Così come Margareth Ulbrich tenta di inventare un nuovo stile pittorico dopo essere stata costretta a mettere la sua arte a servizio delle mire lucrative del marito Walter Keane, Tim Burton decide di raccontare la sua storia in modo classico, quasi accademico, mantenendo le sue enormi capacità narrative ma abbandonando tutte le caratteristiche del suo cinema visionario che lo hanno reso unico. Il risultato appare un po’ freddo, impersonale, e decisamente “normale”, almeno per tutto il primo tempo, fino a quando il suo progetto comincia a sgretolarsi, esattamente come quello di Keane, fallendo in uno scivolone rivelatore che lo smaschera in modo definitivo.
Burton infatti si riconferma un grande direttore degli attori, rendendo bravissima la protagonista Amy Adams (pezzo di legno in “Man of Steel”) e magistrale il saltimbanco Christoph Waltz (fuoriclasse in “Bastardi senza gloria”), ma il personaggio di Walter Keane stona (volutamente) con il realismo degli altri protagonisti.
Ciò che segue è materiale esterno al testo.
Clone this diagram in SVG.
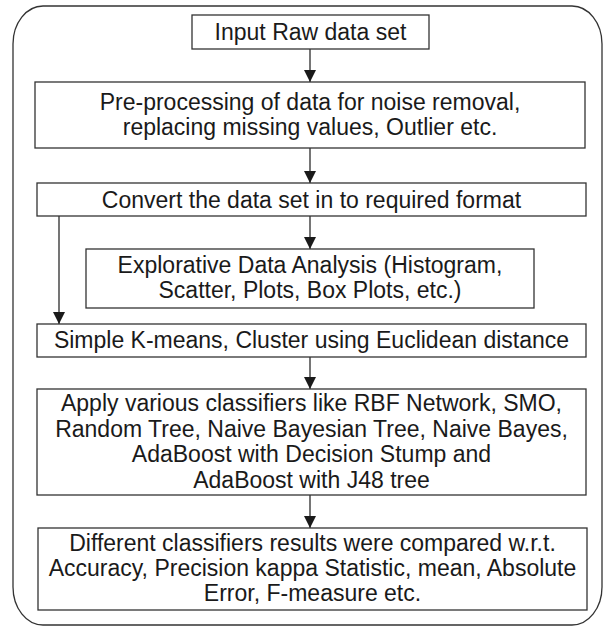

Più passano i minuti, più la sua caratterizzazione diventa naif, fino alla divertentissima performance finale dove Burton dimentica i buoni propositi e cede ai suoi istinti, sviscerando un personaggio altamente grottesco in una situazione al limite del demenziale, in pieno stile burtoniano.
Big Eyes è una storia di menzogne che portano a frustrazioni e ulteriori menzogne. Un racconto sul significato della parola arte e sulle diverse capacità e sensibilità degli esseri umani. Un quadro dove sotto il primo strato possiamo trovare molto più Burton di quanto appare in superficie.